Kondisi ini tentunya memprihatinkan. Apabila perencanaan keuangan tidak disiapkan dengan baik, akan mengorbankan kebutuhan penting lainnya, misalnya, untuk kebutuhan pendidikan dan kebutuhan mendasar lainnya.
Dari studi HSBC disebutkan, dalam menghadapi kebutuhan pendidikan anak, sebanyak 78 persen orang tua bersedia mengorbankan dana pensiun mereka. Selain itu, 70 persen orang Indonesia juga bersedia mengorbankan dana pensiun mereka, apabila orang tua mereka sakit parah, sehingga harus mendapatkan perawatan.
Alhasil, tidak jarang kondisi itu membuat banyak orang menjadi pesimistis dalam melihat masa depan.

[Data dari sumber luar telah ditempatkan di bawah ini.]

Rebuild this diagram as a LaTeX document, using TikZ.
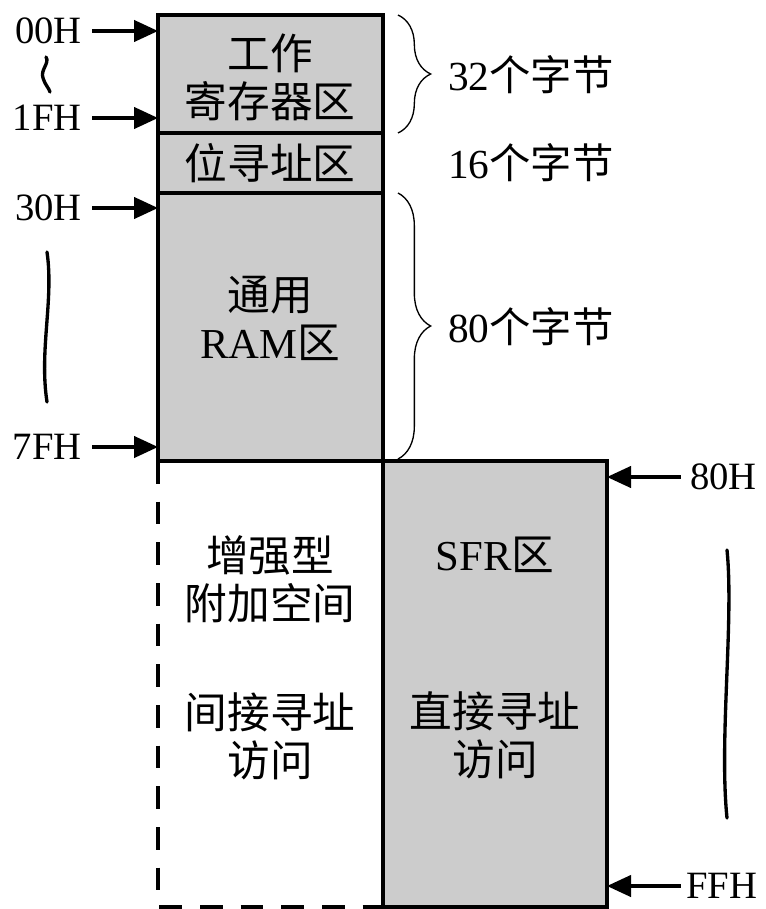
\documentclass[tikz,border=0pt]{standalone}
\usepackage{fontspec}
\setmainfont{Liberation Serif}
\newfontfamily\cjk{Noto Sans CJK SC}
\usetikzlibrary{arrows.meta,decorations.pathreplacing}
\definecolor{boxgray}{RGB}{204,204,204}
\begin{document}
\begin{tikzpicture}[x=0.75pt,y=-0.75pt,
  region/.style={draw,fill=boxgray,line width=2.5pt,inner sep=0pt,outer sep=0pt},
  txt/.style={font=\cjk\fontsize{32}{36}\selectfont,align=center,inner sep=0pt},
  lbl/.style={font=\fontsize{31}{36}\selectfont,inner sep=0pt},
  addr/.style={font=\fontsize{29}{34}\selectfont,inner sep=0pt},
  arr/.style={line width=2.4pt,-{Triangle[length=18pt,width=16pt]}},
  brc/.style={line width=1pt,decorate,decoration={brace,amplitude=24.5pt}},
  wav/.style={line width=2.5pt,line cap=round},
  dsh/.style={line width=2.5pt,dash pattern=on 17pt off 13.5pt}]
\useasboundingbox (0,0) rectangle (766,909);
% regions
\node[region,minimum width=168.75pt,minimum height=88.5pt] (reg) at (270.5,74) {};
\node[region,minimum width=168.75pt,minimum height=45pt] (bit) at (270.5,163) {};
\node[region,minimum width=168.75pt,minimum height=201pt] (ram) at (270.5,327) {};
\node[region,minimum width=168pt,minimum height=334.5pt] (sfr) at (495,684) {};
\draw[dsh] (ram.south west) -- (ram.south west |- sfr.south) -- (sfr.south west);
% region texts
\node[txt] (t1) at (270,77) {工作\\寄存器区};
\node[txt] (t2) at (270,163) {位寻址区};
\node[txt] (t3) at (270,318) {通用\\{\rmfamily RAM}区};
\node[txt] (t4) at (270,579) {增强型\\附加空间};
\node[txt] (t5) at (270,736) {间接寻址\\访问};
\node[txt] (t6) at (495,555) {{\rmfamily SFR}区};
\node[txt] (t7) at (495,735) {直接寻址\\访问};
% address labels
\node[addr,anchor=east] (l00) at (82,31) {00H};
\node[addr,anchor=east] (l1F) at (82,118) {1FH};
\node[addr,anchor=east] (l30) at (82,208) {30H};
\node[addr,anchor=east] (l7F) at (82,447) {7FH};
\node[addr,anchor=west] (l80) at (690,477) {80H};
\node[addr,anchor=west] (lFF) at (686,886) {FFH};
\draw[arr] ([xshift=7.5pt]l00.east) -- (l00.east -| reg.west);
\draw[arr] ([xshift=7.5pt]l1F.east) -- (l1F.east -| reg.west);
\draw[arr] ([xshift=7.5pt]l30.east) -- (l30.east -| ram.west);
\draw[arr] ([xshift=7.5pt]l7F.east) -- (l7F.east -| ram.west);
\draw[arr] ([xshift=-7pt]l80.west) -- (l80.west -| sfr.east);
\draw[arr] ([xshift=-4pt]lFF.west) -- (lFF.west -| sfr.east);
% braces
\coordinate (b1a) at (398,15);
\coordinate (b1b) at (398,133);
\coordinate (b2a) at (398,193);
\coordinate (b2b) at (398,459);
\draw[brc] (b1a) -- (b1b);
\draw[brc] (b2a) -- (b2b);
\node[lbl,anchor=west] (n32) at (448,75) {32{\cjk 个字节}};
\node[lbl,anchor=west] (n16) at (448,163) {16{\cjk 个字节}};
\node[lbl,anchor=west] (n80) at (448,327) {80{\cjk 个字节}};
% wavy range marks
\draw[wav] (46,57) .. controls (50,63) and (40,70) .. (43,78) .. controls (45,85) and (49,88) .. (50,92);
\draw[wav] (47,252) .. controls (54,300) and (39,350) .. (47,402);
\draw[wav] (727,550) .. controls (734,620) and (719,740) .. (727,818);
\end{tikzpicture}
\end{document}
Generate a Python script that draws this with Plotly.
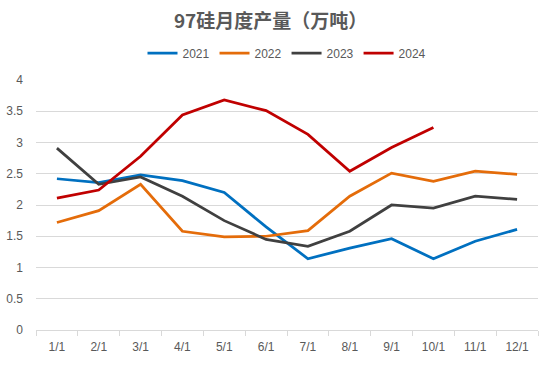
import plotly.graph_objects as go

months = ["1/1", "2/1", "3/1", "4/1", "5/1", "6/1", "7/1", "8/1", "9/1", "10/1", "11/1", "12/1"]
y2021 = [2.42, 2.36, 2.48, 2.39, 2.20, 1.65, 1.14, 1.31, 1.46, 1.14, 1.42, 1.61]
y2022 = [1.72, 1.91, 2.33, 1.58, 1.49, 1.50, 1.59, 2.14, 2.51, 2.38, 2.54, 2.49]
y2023 = [2.91, 2.33, 2.45, 2.14, 1.75, 1.45, 1.34, 1.58, 2.00, 1.95, 2.14, 2.09]
y2024 = [2.11, 2.24, 2.78, 3.44, 3.68, 3.51, 3.13, 2.54, 2.92, 3.24]

series = [
    ("2021", y2021, "#0070C0"),
    ("2022", y2022, "#E46C0A"),
    ("2023", y2023, "#404040"),
    ("2024", y2024, "#C00000"),
]

fig = go.Figure()
for name, vals, color in series:
    fig.add_trace(go.Scatter(
        x=months[:len(vals)], y=vals, name=name, mode="lines",
        line=dict(color=color, width=2.75),
    ))

fig.update_layout(
    width=550, height=366,
    margin=dict(l=36, r=12, t=80, b=36),
    paper_bgcolor="white", plot_bgcolor="white",
    font=dict(family="Liberation Sans, Arial, sans-serif", color="#595959", size=12),
    title=dict(
        text="<b>97硅月度产量（万吨）</b>",
        font=dict(family="Noto Sans CJK SC", size=19, color="#595959"),
        x=0.492, xanchor="center", xref="container",
        y=1 - 21 / 366, yref="container", yanchor="middle",
    ),
    legend=dict(
        orientation="h", x=0.5, xanchor="center", y=1.108, yanchor="middle",
        font=dict(size=12, color="#595959"), itemwidth=30,
        traceorder="normal",
    ),
    showlegend=True,
)
fig.update_xaxes(
    type="category", range=[-0.5, 11.5], automargin=False,
    showgrid=False, showline=True, linecolor="#D9D9D9", linewidth=1,
    ticks="outside", tickson="boundaries", ticklen=5, tickcolor="#D9D9D9",
    ticklabelstandoff=6,
    tickfont=dict(size=12, color="#595959"),
)
fig.update_yaxes(
    range=[0, 4], dtick=0.5, automargin=False,
    showgrid=True, gridcolor="#D9D9D9", gridwidth=1,
    zeroline=True, zerolinecolor="#D9D9D9", zerolinewidth=1,
    showline=False, ticks="", ticklabelstandoff=12,
    tickfont=dict(size=12, color="#595959"),
)

fig.write_html("out.html", config={"displayModeBar": False},
               post_script="document.body.style.margin='0';")
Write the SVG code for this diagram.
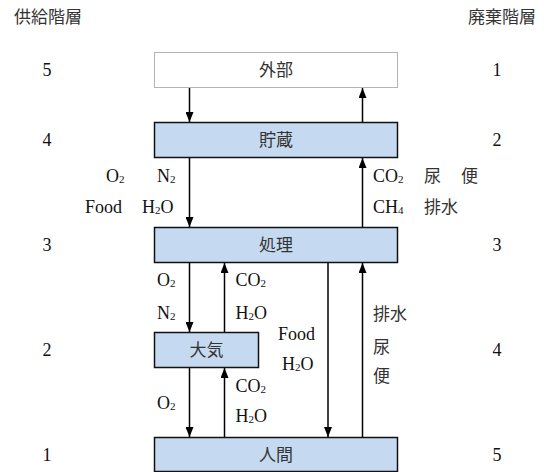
<svg xmlns="http://www.w3.org/2000/svg" width="544" height="472" viewBox="0 0 544 472">
<defs>
<marker id="ah" viewBox="0 0 10 8" refX="10" refY="4" markerWidth="10" markerHeight="8" markerUnits="userSpaceOnUse" orient="auto">
<path d="M0,0 L10,4 L0,8 Z" fill="#000"/>
</marker>
<style>
.box{fill:#C5D9F0;stroke:#111;stroke-width:1.5}
.ext{fill:#fff;stroke:#666;stroke-width:1;stroke-dasharray:1 1}
.jp{font-family:"Noto Sans CJK JP","Noto Sans",sans-serif;font-size:17px;fill:#333}
.lt{font-family:"Liberation Serif","Times New Roman",serif;font-size:18px;fill:#111}
.sub{font-size:11px}
.c{text-anchor:middle}
.e{text-anchor:end}
.ar{stroke:#000;stroke-width:1.5;fill:none}
</style>
</defs>
<rect width="544" height="472" fill="#fff"/>
<g id="headers">
<text class="jp" x="14" y="23">供給階層</text>
<text class="jp" x="468" y="23">廃棄階層</text>
</g>
<g id="supply-levels" class="lt c">
<text x="47" y="76">5</text>
<text x="47" y="146">4</text>
<text x="47" y="251">3</text>
<text x="47" y="356">2</text>
<text x="47" y="461">1</text>
</g>
<g id="waste-levels" class="lt c">
<text x="497" y="76">1</text>
<text x="497" y="146">2</text>
<text x="497" y="251">3</text>
<text x="497" y="356">4</text>
<text x="497" y="461">5</text>
</g>
<g id="gaibu">
<rect class="ext" x="154.5" y="52.5" width="243" height="35"/>
<text class="jp c" x="276" y="76">外部</text>
</g>
<g id="chozo">
<rect class="box" x="154.5" y="122.5" width="243" height="35"/>
<text class="jp c" x="276" y="146">貯蔵</text>
</g>
<g id="shori">
<rect class="box" x="154.5" y="227.5" width="243" height="35"/>
<text class="jp c" x="276" y="251">処理</text>
</g>
<g id="taiki">
<rect class="box" x="154.5" y="332.5" width="104" height="35"/>
<text class="jp c" x="206.5" y="356">大気</text>
</g>
<g id="ningen">
<rect class="box" x="154.5" y="437.5" width="243" height="34"/>
<text class="jp c" x="276" y="461">人間</text>
</g>
<g id="connectors">
<line class="ar" x1="189.5" y1="88" x2="189.5" y2="122" marker-end="url(#ah)"/>
<line class="ar" x1="362.5" y1="122" x2="362.5" y2="88" marker-end="url(#ah)"/>
<line class="ar" x1="189.5" y1="158" x2="189.5" y2="227" marker-end="url(#ah)"/>
<line class="ar" x1="362.5" y1="227" x2="362.5" y2="158" marker-end="url(#ah)"/>
<line class="ar" x1="189.5" y1="263" x2="189.5" y2="332" marker-end="url(#ah)"/>
<line class="ar" x1="224.5" y1="332" x2="224.5" y2="263" marker-end="url(#ah)"/>
<line class="ar" x1="189.5" y1="368" x2="189.5" y2="437" marker-end="url(#ah)"/>
<line class="ar" x1="224.5" y1="437" x2="224.5" y2="368" marker-end="url(#ah)"/>
<line class="ar" x1="328" y1="263" x2="328" y2="437" marker-end="url(#ah)"/>
<line class="ar" x1="362.5" y1="437" x2="362.5" y2="263" marker-end="url(#ah)"/>
</g>
<g id="labels">
<text class="lt" x="106" y="181.5">O<tspan class="sub" dy="1">2</tspan></text>
<text class="lt" x="157" y="181.5">N<tspan class="sub" dy="1">2</tspan></text>
<text class="lt" x="85" y="213">Food</text>
<text class="lt" x="142" y="213">H<tspan class="sub" dy="1">2</tspan><tspan dy="-1">O</tspan></text>
<text class="lt" x="373" y="181.5">CO<tspan class="sub" dy="1">2</tspan></text>
<text class="lt" x="373" y="213">CH<tspan class="sub" dy="1">4</tspan></text>
<text class="jp" x="424" y="181.5">尿</text>
<text class="jp" x="461" y="181.5">便</text>
<text class="jp" x="424" y="213">排水</text>
<text class="lt" x="157" y="285.5">O<tspan class="sub" dy="1">2</tspan></text>
<text class="lt" x="157" y="318.5">N<tspan class="sub" dy="1">2</tspan></text>
<text class="lt" x="235.5" y="285.5">CO<tspan class="sub" dy="1">2</tspan></text>
<text class="lt" x="235.5" y="318.5">H<tspan class="sub" dy="1">2</tspan><tspan dy="-1">O</tspan></text>
<text class="lt" x="278" y="339.5">Food</text>
<text class="lt" x="282" y="370">H<tspan class="sub" dy="1">2</tspan><tspan dy="-1">O</tspan></text>
<text class="jp" x="373" y="320">排水</text>
<text class="jp" x="373" y="353">尿</text>
<text class="jp" x="373" y="382">便</text>
<text class="lt" x="157" y="409">O<tspan class="sub" dy="1">2</tspan></text>
<text class="lt" x="235.5" y="391.5">CO<tspan class="sub" dy="1">2</tspan></text>
<text class="lt" x="235.5" y="421.5">H<tspan class="sub" dy="1">2</tspan><tspan dy="-1">O</tspan></text>
</g>
</svg>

Bahkan, sekitar 55 persen orang Indonesia percaya bahwa mereka masih harus bekerja saat pensiun. “Oleh karena itu, segera rencanakan keuangan Anda. Apabila itu berjalan, dan dilakukan konsisten, baru memikirkan rencana investasi ke depannya,” kata Pandji Harsanto, Perencana Keuangan Finansia Consulting.
Baca juga: Agar Masa Tua Damai dan Tenteram
Namun demikian, harus diakui untuk merencanakan keuangan dengan baik tidak semudah membalikkan tangan. Salah satu faktor utama yang menjadi penghambat di antaranya adalah terkait gengsi atau gaya hidup seseorang.
Berdasarkan pengalamannya, sebagian besar masyarakat, umumnya di perkotaan, memang tidak berani mengatakan tidak secara tegas, terhadap barang atau jasa maupun kegiatan liburan yang sebenarnya tidak terjangkau oleh mereka.
Kondisi itu juga semakin sulit apabila sudah bicara taste atau standar masing-masing orang. Ketika sudah terbiasa menggunakan barang/jasa, terutama yang branded, sangat sulit untuk menurunkan standar.
“Jadi memang untuk melakukan penyesuaian gaya hidup sesuai dengan kemampuan atau penghasilan masing-masing orang itu tidak mudah. Pada akhirnya, keputusan finansial yang diambil salah,” kata Pandji.
Bagi Anda yang merasa bokek di awal tahun, maka solusi darurat melakukan penghematan agar pengeluaran tetap aman sampai akhir bulan. Setelah mendapatkan gaji, maka segera lakukan evaluasi dan menyiapkan perencanaan keuangan dengan disiplin dan komitmen. Bila tidak, jebakan bokek tak hanya terjadi di awal tahun tapi bisa terjadi di masa pensiun Anda.